Hall - a foreign correspondent - was traveling in a vehicle with several other journalists in Horenka, Ukraine, when they came under attack from Russian forces, The New York Post detailed.

According to the outlet, two other journalists were killed during the attack in March 2022 - Fox News photojournalist Pierre Zakrzewski, 55, and Ukrainian fixer and journalist Oleksandra Kuvshynova, 24.

Hall, 40, fortunately survived the incident, however, he suffered multiple injuries - including losing one leg, one eye, and both feet.

The British journalist video-called into Fox & Friends from London earlier this week, marking the first time he's appeared on live TV since the traumatizing incident. "I've got one leg, I've got no feet, I see through one eye, got one workable hand. I was burned all over, and I feel stronger, I feel more confident than I ever have," he stated, per Fox News.

"I think that when you've gone through something like I've gone through, the highs, the lows, you have to have a target, you have to get something to fight for. And this is it, trying to get back, trying to speak to you, trying to be on air and trying to tell people the stories, so perhaps it can help them," Hall added.

The father-of-three credited Zakrzewski for saving his life, recalling: "The two of us laid there for about 40 minutes, and talked, he passed away.
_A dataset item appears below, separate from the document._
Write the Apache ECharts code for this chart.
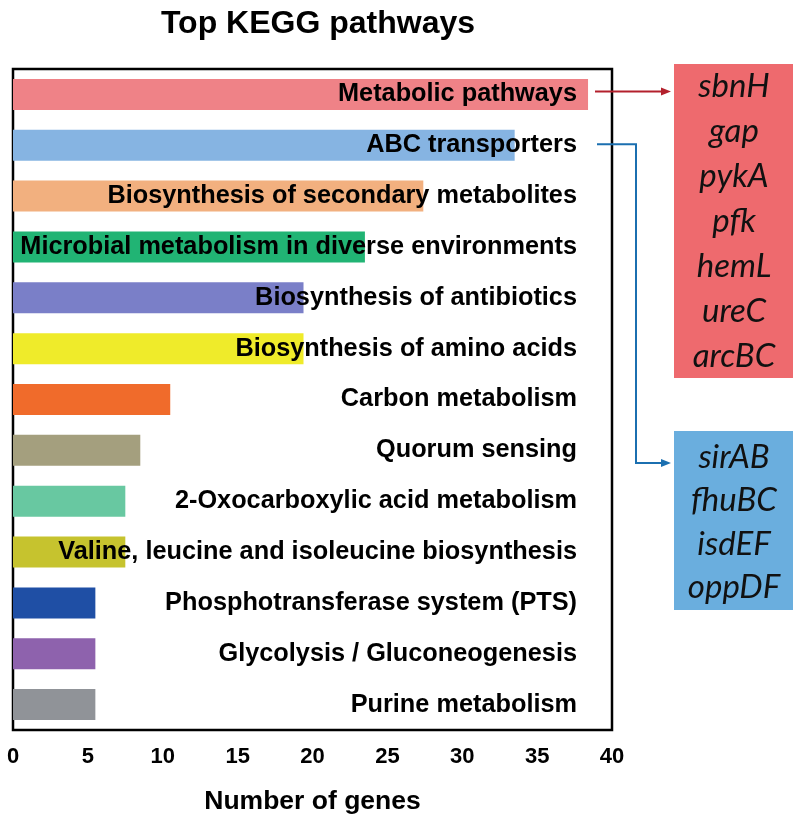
<!DOCTYPE html>
<html>
<head>
<meta charset="utf-8">
<script src="https://cdn.jsdelivr.net/npm/echarts@6/dist/echarts.min.js"></script>
<style>
    html, body { margin: 0; padding: 0; background: #fff; }
    #main { width: 800px; height: 821px; }
</style>
</head>
<body>
<div id="main"></div>
<script>
// categories, top to bottom
var pathways = [
    'Metabolic pathways',
    'ABC transporters',
    'Biosynthesis of secondary metabolites',
    'Microbial metabolism in diverse environments',
    'Biosynthesis of antibiotics',
    'Biosynthesis of amino acids',
    'Carbon metabolism',
    'Quorum sensing',
    '2-Oxocarboxylic acid metabolism',
    'Valine, leucine and isoleucine biosynthesis',
    'Phosphotransferase system (PTS)',
    'Glycolysis / Gluconeogenesis',
    'Purine metabolism'
]
var geneCounts = [38.4, 33.5, 27.4, 23.5, 19.4, 19.4, 10.5, 8.5, 7.5, 7.5, 5.5, 5.5, 5.5]
var barColors = ['#ef8287', '#86b4e2', '#f2b07f', '#21b474', '#7a7fc8', '#efeb2a', '#f06b2b',
    '#a49f7e', '#68c8a1', '#c6c32e', '#1f4fa5', '#8e62ad', '#909398']
var xTicks = [0, 5, 10, 15, 20, 25, 30, 35, 40]

// gene boxes on the right
var metabolicGenes = ['sbnH', 'gap', 'pykA', 'pfk', 'hemL', 'ureC', 'arcBC']
var abcGenes = ['sirAB', 'fhuBC', 'isdEF', 'oppDF']

var chart = echarts.init(document.getElementById('main'))

var option = {
    animation: false,
    backgroundColor: '#fff',
    title: {
        text: 'Top KEGG pathways',
        left: 313,
        top: 3,
        textAlign: 'center',
        textStyle: {
            fontFamily: 'Liberation Sans',
            fontWeight: 'bold',
            fontSize: 32,
            color: '#000'
        }
    },
    grid: {
        show: true,
        left: 13,
        right: 188,
        top: 69,
        bottom: 91,
        borderColor: '#000',
        borderWidth: 2.5,
        backgroundColor: 'transparent'
    },
    xAxis: {
        type: 'value',
        min: xTicks[0],
        max: xTicks[xTicks.length - 1],
        interval: 5,
        axisLine: { show: false },
        axisTick: { show: false },
        splitLine: { show: false },
        axisLabel: {
            margin: 16,
            fontFamily: 'Liberation Sans',
            fontWeight: 'bold',
            fontSize: 22,
            color: '#000'
        },
        name: 'Number of genes',
        nameLocation: 'middle',
        nameGap: 58,
        nameTextStyle: {
            fontFamily: 'Liberation Sans',
            fontWeight: 'bold',
            fontSize: 26.5,
            color: '#000'
        }
    },
    yAxis: {
        type: 'category',
        data: pathways,
        inverse: true,
        position: 'right',
        axisLine: { show: false },
        axisTick: { show: false },
        splitLine: { show: false },
        axisLabel: {
            inside: true,
            margin: 35,
            fontFamily: 'Liberation Sans',
            fontWeight: 'bold',
            fontSize: 25.3,
            color: '#000'
        },
        z: 5
    },
    series: [{
        type: 'bar',
        data: geneCounts.map(function (v, i) {
            return { value: v, itemStyle: { color: barColors[i] } }
        }),
        barWidth: 31,
        z: 1
    }]
}
chart.setOption(option)

// 注释框和箭头
var redY = chart.convertToPixel({ yAxisIndex: 0 }, pathways[0]) - 3
var blueY = chart.convertToPixel({ yAxisIndex: 0 }, pathways[1]) - 1
var graphics = []

graphics.push({
    type: 'rect', shape: { x: 674, y: 64, width: 119, height: 314 },
    style: { fill: '#ee6a6e' }
})
graphics.push({
    type: 'rect', shape: { x: 674, y: 431, width: 119, height: 179 },
    style: { fill: '#6aaede' }
})
metabolicGenes.forEach(function (g, i) {
    graphics.push({
        type: 'text', x: 734, y: 86 + i * 45,
        style: {
            text: g, fontFamily: 'Lato', fontStyle: 'italic', fontSize: 33,
            fill: '#111', align: 'center', verticalAlign: 'middle'
        }
    })
})
abcGenes.forEach(function (g, i) {
    graphics.push({
        type: 'text', x: 734, y: 457 + i * 43.5,
        style: {
            text: g, fontFamily: 'Lato', fontStyle: 'italic', fontSize: 33,
            fill: '#111', align: 'center', verticalAlign: 'middle'
        }
    })
})

// red arrow
graphics.push({
    type: 'polyline', shape: { points: [[595, redY], [664, redY]] },
    style: { stroke: '#b3202c', lineWidth: 2, fill: null }, z: 10
})
graphics.push({
    type: 'polygon', shape: { points: [[671, redY], [661, redY - 4], [661, redY + 4]] },
    style: { fill: '#b3202c' }, z: 10
})
// blue arrow
graphics.push({
    type: 'polyline', shape: { points: [[597, blueY], [636, blueY], [636, 463], [664, 463]] },
    style: { stroke: '#1b6fb0', lineWidth: 2, fill: null }, z: 10
})
graphics.push({
    type: 'polygon', shape: { points: [[671, 463], [661, 459], [661, 467]] },
    style: { fill: '#1b6fb0' }, z: 10
})

chart.setOption({ graphic: graphics })
</script>
</body>
</html>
The journey to continue was about me being saved."

Fox reported that Hall was eventually saved and transported to a military medical facility in Texas, where he received life-saving surgeries. "I remember from the very day this happened, remembering and thinking that I will get back. I remember lying there when it happened in the middle of nowhere, very badly injured and thinking 'I'm going home no matter what, I will crawl if I have to.' And I thought that way throughout and that's what got me here. It's been a life-changing event."

In September 2022, six months after the devastating attack, Hall updated Fox News on his condition during a live TV segment. He also took the opportunity to remember Zakrzewski and Kuvshynova, saying (via The Wrap): "When I think back to Sasha [Kuvshynova], I think of someone who worked so hard, who went like we did to try to find the stories. And she did that each and every day that we worked with her.

"And when I think of Pierre [Zakrzewski], this is someone who I traveled the world with, who many people at Fox News traveled with. To the tunnels of ISIS, to the front lines in Turkey, to the funerals and the great victories around the world, I was there alongside Pierre, and he taught us one thing, one thing that everyone needs to remember – that you must love this job, that you must fight every day to do it in the best way you possibly can," he added.

Hall is set to release his upcoming memoir in March, titled Saved: A War Reporter's Mission To Make It Home.